Иными словами, отношения народа и высших классов на Западе имеют рациональный характер, и противоречия решаются позитивно; в России же эти отношения имеют природу «метафизической розни» и грозят гибелью если не народу — народ неуничтожим — то интеллигенции. Эта позиция зачеркивала усилия русских либералов, противопоставляя им смутные идеи «мистической ненависти» и «космического чувства». В этом был и смысл сентенции Гершензона, которую левые критики Вех
прозвали «ужасной фразой»: «каковы мы есть, нам не только нельзя мечтать о слиянии с народом — бояться […] мы должны […] ярости народной». Автор очевидно мечтает об этом самом слиянии; но условием ставит собственное перерождение, смену идентичности, отказ от того каковы мы есть, сословное самоубийство.Современники сразу почувствовали двойственность Гершензона и, в обоих лагерях, расценили ее как угрозу. Петр Струве спешил отмежеваться от своего соавтора по сборнику, указывая на родство его взглядов со славянофильством и толстовством. В новой религии Гершензона мистические силы «прикрепляются […] к наименее твердой, наиболее зыбкой и текучей части космоса — „народу“», — писал Струве[1480]

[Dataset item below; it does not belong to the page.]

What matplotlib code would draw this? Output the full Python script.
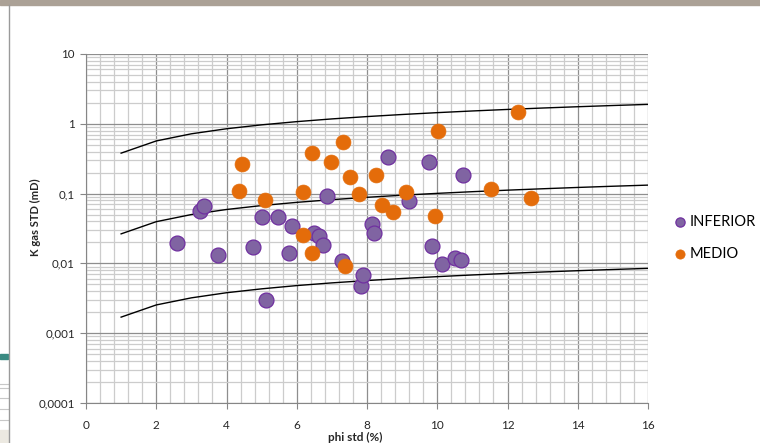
import matplotlib
matplotlib.use("Agg")
import matplotlib.pyplot as plt
from matplotlib.patches import Rectangle
from matplotlib.lines import Line2D
from matplotlib.ticker import LogLocator, MultipleLocator, NullFormatter

plt.rcParams['font.family'] = ['Lato', 'DejaVu Sans']

# samples, lower unit
inferior_phi = [2.60, 3.24, 3.37, 3.75, 4.75, 5.02, 5.12, 5.47, 5.79, 5.86,
                6.50, 6.62, 6.75, 6.87, 7.29, 7.83, 7.89, 8.14, 8.21, 8.59,
                9.20, 9.77, 9.85, 10.14, 10.51, 10.67, 10.74]
inferior_k = [0.0197, 0.0567, 0.0662, 0.0131, 0.0171, 0.0455, 0.0030, 0.0455,
              0.0139, 0.0346, 0.0269, 0.0243, 0.0181, 0.0925, 0.0108, 0.0047,
              0.0068, 0.0361, 0.0272, 0.330, 0.078, 0.283, 0.0175, 0.0099,
              0.0118, 0.0113, 0.182]

# samples, middle unit
medio_phi = [4.37, 4.44, 5.10, 6.17, 6.17, 6.42, 6.42, 6.98, 7.32, 7.36, 7.53,
             7.78, 8.26, 8.43, 8.74, 9.12, 9.95, 10.02, 11.52, 12.31, 12.66]
medio_k = [0.109, 0.265, 0.0815, 0.104, 0.0257, 0.376, 0.0143, 0.288, 0.54,
           0.0092, 0.174, 0.099, 0.184, 0.0684, 0.0543, 0.105, 0.0476, 0.785,
           0.118, 1.50, 0.086]

# reference trend lines
trend_phi = list(range(1, 17))
trend_high = [0.380, 0.568, 0.719, 0.849, 0.966, 1.074, 1.175, 1.269,
              1.359, 1.445, 1.527, 1.606, 1.683, 1.756, 1.828, 1.897]
trend_mid = [0.0265, 0.0396, 0.0501, 0.0592, 0.0674, 0.0749, 0.0819, 0.0885,
             0.0948, 0.1008, 0.1065, 0.1120, 0.1173, 0.1225, 0.1275, 0.1323]
trend_low = [0.00170, 0.00254, 0.00321, 0.00380, 0.00432, 0.00481, 0.00526,
             0.00568, 0.00608, 0.00646, 0.00683, 0.00719, 0.00753, 0.00786,
             0.00818, 0.00849]

y_ticks = [0.0001, 0.001, 0.01, 0.1, 1, 10]
y_labels = ['0,0001', '0,001', '0,01', '0,1', '1', '10']
x_ticks = [0, 2, 4, 6, 8, 10, 12, 14, 16]

W, H = 760, 443
fig = plt.figure(figsize=(W / 100, H / 100), dpi=100)

# window frame around the chart area
fig.patches.append(Rectangle((0, 1 - 5 / H), 1, 5 / H, transform=fig.transFigure,
                             color='#aba196', zorder=0))
fig.patches.append(Rectangle((0, 0), 8 / W, 13 / H, transform=fig.transFigure,
                             color='#ece9e1', zorder=0))
fig.patches.append(Rectangle((0, 1 - 359 / H), 8 / W, 5 / H, transform=fig.transFigure,
                             color='#3a8a82', zorder=0))
for yy in [384, 388, 398, 409, 420]:
    fig.lines.append(Line2D([0, 8 / W], [1 - yy / H] * 2, transform=fig.transFigure,
                            color='#c8c8c8', lw=0.8))
fig.lines.append(Line2D([8.5 / W] * 2, [0, 1 - 5 / H], transform=fig.transFigure,
                        color='#9a9a9a', lw=1))

ax = fig.add_axes([86 / W, 1 - 403 / H, (648 - 86) / W, (403 - 54) / H])
ax.set_yscale('log')
ax.set_xlim(0, 16)
ax.set_ylim(0.0001, 10)

ax.xaxis.set_major_locator(MultipleLocator(2))
ax.xaxis.set_minor_locator(MultipleLocator(0.4))
ax.yaxis.set_minor_locator(LogLocator(base=10, subs=range(2, 10)))
ax.yaxis.set_minor_formatter(NullFormatter())
ax.set_yticks(y_ticks)
ax.set_yticklabels(y_labels)
ax.set_xticks(x_ticks)

ax.grid(which='major', color='#8e8e8e', lw=0.9)
ax.grid(which='minor', color='#cccccc', lw=0.9)
ax.set_axisbelow(True)

for side in ['top', 'right']:
    ax.spines[side].set_visible(False)
for side in ['left', 'bottom']:
    ax.spines[side].set_color('#868686')
ax.tick_params(which='major', length=4, color='#868686', labelsize=8.3,
               labelcolor='#262626', pad=4)
ax.tick_params(axis='x', pad=8, labelsize=8.5)
ax.tick_params(which='minor', length=0)

for trend in [trend_high, trend_mid, trend_low]:
    ax.plot(trend_phi, trend, color='black', lw=1, zorder=2)

ax.scatter(inferior_phi, inferior_k, s=115, color='#8064a2', edgecolor='#7030a0',
           linewidth=0.9, zorder=3, label='INFERIOR')
ax.scatter(medio_phi, medio_k, s=115, color='#e46c0a', edgecolor='#e46c0a',
           linewidth=0.5, zorder=4, label='MEDIO')

fig.text(35 / W, 1 - 217 / H, 'K gas STD (mD)', rotation=90, fontsize=8,
         fontweight='bold', ha='center', va='center', color='#262626')
fig.text(355 / W, 1 - 437 / H, 'phi std (%)', fontsize=8.5, fontweight='bold',
         ha='center', va='center', color='#262626')

handles, labels = ax.get_legend_handles_labels()
fig.legend(handles, labels, loc='center left', bbox_to_anchor=(668 / W, 1 - 238 / H),
           frameon=False, fontsize=10.5, markerscale=0.62, labelspacing=1.2,
           handlelength=0.7, handletextpad=0.25, borderpad=0)

fig.savefig('out.png', dpi=100)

. Иными словами, народ вновь подставляется на место Бога, только на этот раз не благостного и справедливого, как у славянофилов, а грозного и яростного, как у иудеев. Гершензон принимал вызов: «какой же я славянофил! Я, как вы знаете, еврей», — отвечал он Струве[1481]. Но оба они знали, что проблема глубже этих полемических приемов.«Что такое народ?» — задавал Струве самый важный из вопросов. Гершензон определял народ как носителя «космического чувства». Это термин Уильяма Джемса, философия которого была, впрочем, очень далека от популизма[1482]
. Для Струве это «наиболее темная из всех народопоклоннических характеристик»[1483]. Народничество, считает редактор Русской мысли, опасно потому, что ведет к мистическому национализму или, как сказали бы немного позднее, фашизму: «народопоклонство неотвратимо […] влечет за собою мистически-националистическую идею богоизбранного народа, народа — Богоносца». В ответ Гершензон утверждал подобно Толстому, что «космическое чувство» тем более доступно людям, чем меньше они знают, чем хуже образованны; и потому народ определяется не по национальной принадлежности, а исключительно по уровню образования. «В противоположность образованным, накопляющим ненужное им богатство безличных идей, русский простой народ, как, вероятно, и немецкий и всякий другой, живет хотя и бедной, но существенной духовной жизнью»[1484]. Новая позиция Гершензона противоречила его собственной статье в Вехах, в которой постулировалось «коренное различие» между отношениями классов на Западе и в России. Обвиненный, по сути дела, в русском национализме, Гершензон находит выход в толстовской (и руссоистской) интерпретации популизма как культурного примитивизма. В результате он впадает точно в то состояние «простофильства», которое он и собранные им соавторы критиковали в Вехах. По Гершензону, интеллигенция должна опасаться народа; по Струве, интеллигенции опасен не народ, а собственные народнические идеи. Гершензон старается до предела углубить пропасть между народом и интеллигенцией; Струве же говорит, что она существует в основном в интеллигентских фантазиях. Обе полярные позиции были спрятаны в Вехах, а теперь они развиваются самостоятельно. Позднейшее творчество Гершензона и Струве показало, насколько отличны были друг от друга радикальный неоромантизм первого и умеренный либерализм второго. По своему эту дистанцию выявил отказ Струве публиковать Петербург Белого в Русской мысли в 1912[1485]. Позднее Струве писал, что русская литература «на разный лад […] идеализировала народ, понимаемый как простонародье»: литературное народничество восходило от славянофилов к Блоку и Горькому, и только Тургенев, Чехов и Бунин имели иммунитет от этой болезни русской интеллигенции[1486]. Это то самое «народничество, которое как-то входит в состав и большевизма, как исторической стихии», — считал Струве[1487].Между тем среди разных трактовок русской истории, содержащихся в статьях Вех
и в последовавшей полемике, сбылся именно отклоняющийся прогноз Гершензона. Русской интеллигенции, какой она была, скоро пришлось испытать «ярость народную» и разделить участь Дарьяльского. Современники видели в «ужасной фразе» Гершензона предостережение; они обсуждали, насколько оно соответствует действительной опасности. На самом деле это было искреннее признание в собственном влечении к смертельной угрозе, к потере идентичности, к гибели если не физической, то классовой и культурной: страстная фантазия, на которую имеет право всякий автор, но в данном случае ее осуществила история. Предреволюционные предчувствия Гершензона были столь же неопределенными, амбивалентными, обезоруживающими в отношении реальной опасности, как и предсмертные предчувствия Дарьяльского.